For information about how to use this forum please check out forum help and policies.
Quote
woodyweaving
Is there a different version of Breathe On Me than was released on his IGMOATD Loog Droog? I would be keen to hear it
Quote
loog droogQuote
woodyweaving
Is there a different version of Breathe On Me than was released on his IGMOATD Loog Droog? I would be keen to hear it
Breathe On Me was released on Now Look and then recorded again for Slide On This.
Quote
sodapop
I know every word of the album liner - every crackle and skip on that record. The most important record for me as a teenager (along with Exile). I still have the original record I bought from Toad Hall in Rockford, Illinois. One of my private gems that I'll always keep. I used to drink to that record. I'm 11 years sober now - and at age 47 still remember how this record used to make me feel.
I have the digital version now on my iPod. I never really notice the muddy mix. Listening with a more critical ear this evening - I hear it---- but it never bothered me as my record player as a teenager was a crappy Radio Shack turntable I bought at a garage sale with my Dad. That turntable changed my life.
Sorry such a maudlin post. But Gimme Some Neck brought back a memory or two.
Quote
Javadave
I just had a former radio d.j. sell me her U.S. white label promo copy of Gimme Some Neck last week. It looked like it had never been played. It also had two interesting extras; a typed letter on Columbia stationery warning radio programmers about offensive content on "F.U.C Her", and a sealed LP sized jigsaw puzzle replica of the cover art.

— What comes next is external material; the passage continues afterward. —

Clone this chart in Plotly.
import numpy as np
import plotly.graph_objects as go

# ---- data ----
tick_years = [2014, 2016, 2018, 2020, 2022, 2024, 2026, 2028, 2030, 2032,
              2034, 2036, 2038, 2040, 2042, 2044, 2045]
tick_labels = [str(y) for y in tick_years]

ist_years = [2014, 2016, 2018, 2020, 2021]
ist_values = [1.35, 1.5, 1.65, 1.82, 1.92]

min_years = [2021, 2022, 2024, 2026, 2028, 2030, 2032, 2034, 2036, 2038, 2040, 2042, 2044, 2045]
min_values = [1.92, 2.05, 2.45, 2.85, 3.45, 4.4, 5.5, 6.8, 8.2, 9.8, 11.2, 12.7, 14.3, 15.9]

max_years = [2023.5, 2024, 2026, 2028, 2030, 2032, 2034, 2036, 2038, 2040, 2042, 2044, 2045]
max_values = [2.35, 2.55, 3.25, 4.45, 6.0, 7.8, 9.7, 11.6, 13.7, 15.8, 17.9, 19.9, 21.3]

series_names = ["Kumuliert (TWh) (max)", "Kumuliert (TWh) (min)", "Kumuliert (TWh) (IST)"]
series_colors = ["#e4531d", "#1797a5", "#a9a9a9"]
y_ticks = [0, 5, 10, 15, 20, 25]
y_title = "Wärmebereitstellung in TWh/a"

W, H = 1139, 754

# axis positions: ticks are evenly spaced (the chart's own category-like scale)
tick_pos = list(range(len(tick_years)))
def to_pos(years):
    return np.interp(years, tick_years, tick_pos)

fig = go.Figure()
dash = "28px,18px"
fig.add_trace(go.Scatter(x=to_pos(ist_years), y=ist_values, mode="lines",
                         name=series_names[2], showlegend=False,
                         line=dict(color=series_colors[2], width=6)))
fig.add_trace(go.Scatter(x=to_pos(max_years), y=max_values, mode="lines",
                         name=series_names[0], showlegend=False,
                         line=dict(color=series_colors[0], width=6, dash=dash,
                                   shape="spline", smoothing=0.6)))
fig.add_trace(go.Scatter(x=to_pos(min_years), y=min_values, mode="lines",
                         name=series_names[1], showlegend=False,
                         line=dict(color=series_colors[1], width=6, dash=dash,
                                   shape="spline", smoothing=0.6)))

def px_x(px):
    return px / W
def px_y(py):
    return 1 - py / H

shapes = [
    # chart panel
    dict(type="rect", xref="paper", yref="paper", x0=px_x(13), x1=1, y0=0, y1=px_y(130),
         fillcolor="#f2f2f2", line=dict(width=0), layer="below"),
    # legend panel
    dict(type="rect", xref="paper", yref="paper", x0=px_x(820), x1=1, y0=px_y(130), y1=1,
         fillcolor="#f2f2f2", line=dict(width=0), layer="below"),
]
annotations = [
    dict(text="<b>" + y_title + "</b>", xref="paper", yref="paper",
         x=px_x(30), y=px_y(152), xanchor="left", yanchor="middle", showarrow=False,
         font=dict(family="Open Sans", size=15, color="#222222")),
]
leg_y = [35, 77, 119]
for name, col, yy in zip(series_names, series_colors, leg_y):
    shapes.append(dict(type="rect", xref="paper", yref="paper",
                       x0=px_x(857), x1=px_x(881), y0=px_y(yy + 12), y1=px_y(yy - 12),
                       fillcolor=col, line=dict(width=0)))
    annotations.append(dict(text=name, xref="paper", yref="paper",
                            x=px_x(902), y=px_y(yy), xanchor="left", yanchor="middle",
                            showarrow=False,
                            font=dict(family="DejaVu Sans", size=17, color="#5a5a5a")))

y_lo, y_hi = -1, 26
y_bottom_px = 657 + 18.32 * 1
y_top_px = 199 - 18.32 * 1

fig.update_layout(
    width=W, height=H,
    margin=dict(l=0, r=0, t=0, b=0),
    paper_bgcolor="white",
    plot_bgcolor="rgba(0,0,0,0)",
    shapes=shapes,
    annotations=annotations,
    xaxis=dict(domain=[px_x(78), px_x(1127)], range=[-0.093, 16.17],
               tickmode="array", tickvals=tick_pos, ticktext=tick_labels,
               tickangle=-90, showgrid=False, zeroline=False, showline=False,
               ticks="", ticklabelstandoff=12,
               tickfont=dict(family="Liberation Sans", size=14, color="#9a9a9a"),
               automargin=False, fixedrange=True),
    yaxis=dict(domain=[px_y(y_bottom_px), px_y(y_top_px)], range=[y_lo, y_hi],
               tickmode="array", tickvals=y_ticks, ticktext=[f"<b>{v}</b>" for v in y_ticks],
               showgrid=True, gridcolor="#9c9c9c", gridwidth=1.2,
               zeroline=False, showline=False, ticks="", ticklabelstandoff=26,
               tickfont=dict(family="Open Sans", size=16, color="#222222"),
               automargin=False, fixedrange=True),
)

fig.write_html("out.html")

I played the album, which I hadn't heard in years. I didn't even realize that there actually is a Dylan connection, but was hearing a lot of Dylan's "Street Legal" era sound.
Quote
Rocky Dijon
There was a band interview for EMOTIONAL RESCUE I believe (I think it was with Mary Turner for Westwood One) where the question of using outside producers again came up and Ronnie blurted out that "we tried Roy Thomas Baker, but we didn't like the sound he got" and Mick says, "Ronnie, shut up" and laughs and then says, "we don't talk about that." Given that the basic tracks were cut during the Paris sessions January - March 1978, I've always presumed Roy Thomas Baker being given Ronnie's album was a dry run to see if he would produce the Stones and given Ronnie's comment, no one was satisfied with the results so it didn't happen. When the band signed with CBS, an outside producer was a stipulation of the contract.